# [PROBLEM DESCRIPTION]
Below is a listing to transcribe in full and exactly; keep the pictures out.

# [PROVIDED MATERIAL]
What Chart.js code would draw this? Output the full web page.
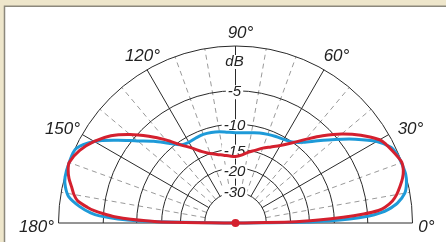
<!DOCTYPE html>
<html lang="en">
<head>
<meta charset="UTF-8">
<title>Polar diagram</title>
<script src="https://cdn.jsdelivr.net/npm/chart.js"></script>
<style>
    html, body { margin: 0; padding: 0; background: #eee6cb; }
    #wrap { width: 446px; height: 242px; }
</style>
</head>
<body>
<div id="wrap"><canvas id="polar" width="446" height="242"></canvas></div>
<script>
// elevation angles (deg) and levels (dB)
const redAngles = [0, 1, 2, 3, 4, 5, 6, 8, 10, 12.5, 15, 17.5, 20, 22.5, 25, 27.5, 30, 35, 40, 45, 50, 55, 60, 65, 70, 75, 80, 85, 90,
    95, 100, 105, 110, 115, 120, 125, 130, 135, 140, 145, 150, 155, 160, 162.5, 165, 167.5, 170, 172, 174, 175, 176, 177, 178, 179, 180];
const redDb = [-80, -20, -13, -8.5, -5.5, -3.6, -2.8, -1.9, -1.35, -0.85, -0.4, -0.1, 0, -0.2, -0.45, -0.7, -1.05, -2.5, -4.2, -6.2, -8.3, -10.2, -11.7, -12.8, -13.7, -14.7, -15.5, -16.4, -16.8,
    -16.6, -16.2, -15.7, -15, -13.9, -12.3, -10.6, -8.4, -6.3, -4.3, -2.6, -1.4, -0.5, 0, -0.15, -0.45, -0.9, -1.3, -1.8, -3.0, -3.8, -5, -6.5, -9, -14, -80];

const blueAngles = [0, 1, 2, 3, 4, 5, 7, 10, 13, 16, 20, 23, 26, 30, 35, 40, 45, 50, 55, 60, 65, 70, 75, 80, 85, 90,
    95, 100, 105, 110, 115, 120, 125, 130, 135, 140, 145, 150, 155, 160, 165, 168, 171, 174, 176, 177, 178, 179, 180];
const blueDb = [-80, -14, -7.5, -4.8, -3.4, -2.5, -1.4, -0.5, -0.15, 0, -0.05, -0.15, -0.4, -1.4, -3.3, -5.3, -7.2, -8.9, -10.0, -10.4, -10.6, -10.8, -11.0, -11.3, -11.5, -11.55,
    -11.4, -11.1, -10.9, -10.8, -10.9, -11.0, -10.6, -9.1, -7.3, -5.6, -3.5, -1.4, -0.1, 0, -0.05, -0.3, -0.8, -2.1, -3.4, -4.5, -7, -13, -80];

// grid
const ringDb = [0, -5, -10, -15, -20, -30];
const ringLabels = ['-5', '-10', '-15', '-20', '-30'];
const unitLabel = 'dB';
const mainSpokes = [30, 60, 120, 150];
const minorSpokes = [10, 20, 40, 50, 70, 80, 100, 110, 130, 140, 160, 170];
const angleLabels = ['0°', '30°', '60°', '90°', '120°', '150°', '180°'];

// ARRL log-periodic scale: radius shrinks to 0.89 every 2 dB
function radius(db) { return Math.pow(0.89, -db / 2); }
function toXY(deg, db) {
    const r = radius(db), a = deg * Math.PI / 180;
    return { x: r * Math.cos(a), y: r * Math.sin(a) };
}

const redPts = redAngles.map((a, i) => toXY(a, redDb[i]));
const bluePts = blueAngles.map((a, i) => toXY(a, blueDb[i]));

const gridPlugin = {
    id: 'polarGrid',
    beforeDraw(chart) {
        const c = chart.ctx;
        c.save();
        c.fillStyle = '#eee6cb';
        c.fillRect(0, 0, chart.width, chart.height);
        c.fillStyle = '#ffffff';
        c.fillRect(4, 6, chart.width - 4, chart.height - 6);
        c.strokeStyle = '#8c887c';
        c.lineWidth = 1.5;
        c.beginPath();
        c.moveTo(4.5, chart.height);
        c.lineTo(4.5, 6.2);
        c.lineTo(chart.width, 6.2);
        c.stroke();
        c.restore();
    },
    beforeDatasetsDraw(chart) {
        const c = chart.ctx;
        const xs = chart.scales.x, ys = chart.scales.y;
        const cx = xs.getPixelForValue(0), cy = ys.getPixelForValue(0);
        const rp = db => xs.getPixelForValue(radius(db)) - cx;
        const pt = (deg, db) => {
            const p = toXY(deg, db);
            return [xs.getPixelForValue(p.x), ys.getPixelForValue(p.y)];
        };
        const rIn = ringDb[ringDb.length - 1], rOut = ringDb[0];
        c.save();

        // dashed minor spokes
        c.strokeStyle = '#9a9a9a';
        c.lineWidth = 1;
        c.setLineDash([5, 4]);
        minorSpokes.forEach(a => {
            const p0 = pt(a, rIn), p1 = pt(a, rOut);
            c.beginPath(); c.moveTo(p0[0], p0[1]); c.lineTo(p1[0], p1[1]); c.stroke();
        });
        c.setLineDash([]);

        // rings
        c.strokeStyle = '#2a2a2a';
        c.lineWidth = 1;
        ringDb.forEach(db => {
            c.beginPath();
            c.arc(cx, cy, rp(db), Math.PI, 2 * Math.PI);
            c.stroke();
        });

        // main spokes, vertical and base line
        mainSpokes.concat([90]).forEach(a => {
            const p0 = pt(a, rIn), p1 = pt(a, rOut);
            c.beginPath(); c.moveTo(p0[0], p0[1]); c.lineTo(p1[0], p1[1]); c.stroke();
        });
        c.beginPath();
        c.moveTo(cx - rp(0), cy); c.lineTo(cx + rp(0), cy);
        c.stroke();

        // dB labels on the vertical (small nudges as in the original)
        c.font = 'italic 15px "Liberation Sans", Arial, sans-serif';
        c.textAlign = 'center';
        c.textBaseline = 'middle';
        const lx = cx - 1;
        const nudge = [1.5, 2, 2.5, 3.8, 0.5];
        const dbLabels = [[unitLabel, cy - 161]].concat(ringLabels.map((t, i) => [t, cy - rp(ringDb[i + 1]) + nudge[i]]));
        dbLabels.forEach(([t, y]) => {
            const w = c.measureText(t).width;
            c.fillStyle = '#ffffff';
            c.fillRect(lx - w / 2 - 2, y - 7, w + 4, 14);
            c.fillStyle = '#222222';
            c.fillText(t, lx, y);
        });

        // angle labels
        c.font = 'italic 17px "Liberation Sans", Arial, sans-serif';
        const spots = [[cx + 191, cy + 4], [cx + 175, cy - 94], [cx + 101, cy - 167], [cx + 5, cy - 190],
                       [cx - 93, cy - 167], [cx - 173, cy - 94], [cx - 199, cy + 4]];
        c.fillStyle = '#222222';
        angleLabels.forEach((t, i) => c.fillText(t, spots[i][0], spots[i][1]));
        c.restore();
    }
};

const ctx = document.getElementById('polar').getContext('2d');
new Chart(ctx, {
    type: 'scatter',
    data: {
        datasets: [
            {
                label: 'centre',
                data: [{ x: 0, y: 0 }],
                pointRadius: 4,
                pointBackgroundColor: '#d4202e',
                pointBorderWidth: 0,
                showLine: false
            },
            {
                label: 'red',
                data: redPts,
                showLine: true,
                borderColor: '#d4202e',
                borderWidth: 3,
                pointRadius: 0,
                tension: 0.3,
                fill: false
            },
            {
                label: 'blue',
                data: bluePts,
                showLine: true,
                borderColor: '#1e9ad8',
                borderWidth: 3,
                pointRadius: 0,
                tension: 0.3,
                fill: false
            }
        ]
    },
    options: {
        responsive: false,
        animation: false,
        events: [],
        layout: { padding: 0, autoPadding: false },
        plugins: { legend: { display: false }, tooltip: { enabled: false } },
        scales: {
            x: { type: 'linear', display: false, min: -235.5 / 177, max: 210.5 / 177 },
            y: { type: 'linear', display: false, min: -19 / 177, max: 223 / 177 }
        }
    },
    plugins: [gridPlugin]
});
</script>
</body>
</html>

# [FINISHED EXERCISE]
What Chart.js code would draw this? Output the full web page.
<!DOCTYPE html>
<html lang="en">
<head>
<meta charset="UTF-8">
<title>Polar diagram</title>
<script src="https://cdn.jsdelivr.net/npm/chart.js"></script>
<style>
    html, body { margin: 0; padding: 0; background: #eee6cb; }
    #wrap { width: 446px; height: 242px; }
</style>
</head>
<body>
<div id="wrap"><canvas id="polar" width="446" height="242"></canvas></div>
<script>
// elevation angles (deg) and levels (dB)
const redAngles = [0, 1, 2, 3, 4, 5, 6, 8, 10, 12.5, 15, 17.5, 20, 22.5, 25, 27.5, 30, 35, 40, 45, 50, 55, 60, 65, 70, 75, 80, 85, 90,
    95, 100, 105, 110, 115, 120, 125, 130, 135, 140, 145, 150, 155, 160, 162.5, 165, 167.5, 170, 172, 174, 175, 176, 177, 178, 179, 180];
const redDb = [-80, -20, -13, -8.5, -5.5, -3.6, -2.8, -1.9, -1.35, -0.85, -0.4, -0.1, 0, -0.2, -0.45, -0.7, -1.05, -2.5, -4.2, -6.2, -8.3, -10.2, -11.7, -12.8, -13.7, -14.7, -15.5, -16.4, -16.8,
    -16.6, -16.2, -15.7, -15, -13.9, -12.3, -10.6, -8.4, -6.3, -4.3, -2.6, -1.4, -0.5, 0, -0.15, -0.45, -0.9, -1.3, -1.8, -3.0, -3.8, -5, -6.5, -9, -14, -80];

const blueAngles = [0, 1, 2, 3, 4, 5, 7, 10, 13, 16, 20, 23, 26, 30, 35, 40, 45, 50, 55, 60, 65, 70, 75, 80, 85, 90,
    95, 100, 105, 110, 115, 120, 125, 130, 135, 140, 145, 150, 155, 160, 165, 168, 171, 174, 176, 177, 178, 179, 180];
const blueDb = [-80, -14, -7.5, -4.8, -3.4, -2.5, -1.4, -0.5, -0.15, 0, -0.05, -0.15, -0.4, -1.4, -3.3, -5.3, -7.2, -8.9, -10.0, -10.4, -10.6, -10.8, -11.0, -11.3, -11.5, -11.55,
    -11.4, -11.1, -10.9, -10.8, -10.9, -11.0, -10.6, -9.1, -7.3, -5.6, -3.5, -1.4, -0.1, 0, -0.05, -0.3, -0.8, -2.1, -3.4, -4.5, -7, -13, -80];

// grid
const ringDb = [0, -5, -10, -15, -20, -30];
const ringLabels = ['-5', '-10', '-15', '-20', '-30'];
const unitLabel = 'dB';
const mainSpokes = [30, 60, 120, 150];
const minorSpokes = [10, 20, 40, 50, 70, 80, 100, 110, 130, 140, 160, 170];
const angleLabels = ['0°', '30°', '60°', '90°', '120°', '150°', '180°'];

// ARRL log-periodic scale: radius shrinks to 0.89 every 2 dB
function radius(db) { return Math.pow(0.89, -db / 2); }
function toXY(deg, db) {
    const r = radius(db), a = deg * Math.PI / 180;
    return { x: r * Math.cos(a), y: r * Math.sin(a) };
}

const redPts = redAngles.map((a, i) => toXY(a, redDb[i]));
const bluePts = blueAngles.map((a, i) => toXY(a, blueDb[i]));

const gridPlugin = {
    id: 'polarGrid',
    beforeDraw(chart) {
        const c = chart.ctx;
        c.save();
        c.fillStyle = '#eee6cb';
        c.fillRect(0, 0, chart.width, chart.height);
        c.fillStyle = '#ffffff';
        c.fillRect(4, 6, chart.width - 4, chart.height - 6);
        c.strokeStyle = '#8c887c';
        c.lineWidth = 1.5;
        c.beginPath();
        c.moveTo(4.5, chart.height);
        c.lineTo(4.5, 6.2);
        c.lineTo(chart.width, 6.2);
        c.stroke();
        c.restore();
    },
    beforeDatasetsDraw(chart) {
        const c = chart.ctx;
        const xs = chart.scales.x, ys = chart.scales.y;
        const cx = xs.getPixelForValue(0), cy = ys.getPixelForValue(0);
        const rp = db => xs.getPixelForValue(radius(db)) - cx;
        const pt = (deg, db) => {
            const p = toXY(deg, db);
            return [xs.getPixelForValue(p.x), ys.getPixelForValue(p.y)];
        };
        const rIn = ringDb[ringDb.length - 1], rOut = ringDb[0];
        c.save();

        // dashed minor spokes
        c.strokeStyle = '#9a9a9a';
        c.lineWidth = 1;
        c.setLineDash([5, 4]);
        minorSpokes.forEach(a => {
            const p0 = pt(a, rIn), p1 = pt(a, rOut);
            c.beginPath(); c.moveTo(p0[0], p0[1]); c.lineTo(p1[0], p1[1]); c.stroke();
        });
        c.setLineDash([]);

        // rings
        c.strokeStyle = '#2a2a2a';
        c.lineWidth = 1;
        ringDb.forEach(db => {
            c.beginPath();
            c.arc(cx, cy, rp(db), Math.PI, 2 * Math.PI);
            c.stroke();
        });

        // main spokes, vertical and base line
        mainSpokes.concat([90]).forEach(a => {
            const p0 = pt(a, rIn), p1 = pt(a, rOut);
            c.beginPath(); c.moveTo(p0[0], p0[1]); c.lineTo(p1[0], p1[1]); c.stroke();
        });
        c.beginPath();
        c.moveTo(cx - rp(0), cy); c.lineTo(cx + rp(0), cy);
        c.stroke();

        // dB labels on the vertical (small nudges as in the original)
        c.font = 'italic 15px "Liberation Sans", Arial, sans-serif';
        c.textAlign = 'center';
        c.textBaseline = 'middle';
        const lx = cx - 1;
        const nudge = [1.5, 2, 2.5, 3.8, 0.5];
        const dbLabels = [[unitLabel, cy - 161]].concat(ringLabels.map((t, i) => [t, cy - rp(ringDb[i + 1]) + nudge[i]]));
        dbLabels.forEach(([t, y]) => {
            const w = c.measureText(t).width;
            c.fillStyle = '#ffffff';
            c.fillRect(lx - w / 2 - 2, y - 7, w + 4, 14);
            c.fillStyle = '#222222';
            c.fillText(t, lx, y);
        });

        // angle labels
        c.font = 'italic 17px "Liberation Sans", Arial, sans-serif';
        const spots = [[cx + 191, cy + 4], [cx + 175, cy - 94], [cx + 101, cy - 167], [cx + 5, cy - 190],
                       [cx - 93, cy - 167], [cx - 173, cy - 94], [cx - 199, cy + 4]];
        c.fillStyle = '#222222';
        angleLabels.forEach((t, i) => c.fillText(t, spots[i][0], spots[i][1]));
        c.restore();
    }
};

const ctx = document.getElementById('polar').getContext('2d');
new Chart(ctx, {
    type: 'scatter',
    data: {
        datasets: [
            {
                label: 'centre',
                data: [{ x: 0, y: 0 }],
                pointRadius: 4,
                pointBackgroundColor: '#d4202e',
                pointBorderWidth: 0,
                showLine: false
            },
            {
                label: 'red',
                data: redPts,
                showLine: true,
                borderColor: '#d4202e',
                borderWidth: 3,
                pointRadius: 0,
                tension: 0.3,
                fill: false
            },
            {
                label: 'blue',
                data: bluePts,
                showLine: true,
                borderColor: '#1e9ad8',
                borderWidth: 3,
                pointRadius: 0,
                tension: 0.3,
                fill: false
            }
        ]
    },
    options: {
        responsive: false,
        animation: false,
        events: [],
        layout: { padding: 0, autoPadding: false },
        plugins: { legend: { display: false }, tooltip: { enabled: false } },
        scales: {
            x: { type: 'linear', display: false, min: -235.5 / 177, max: 210.5 / 177 },
            y: { type: 'linear', display: false, min: -19 / 177, max: 223 / 177 }
        }
    },
    plugins: [gridPlugin]
});
</script>
</body>
</html>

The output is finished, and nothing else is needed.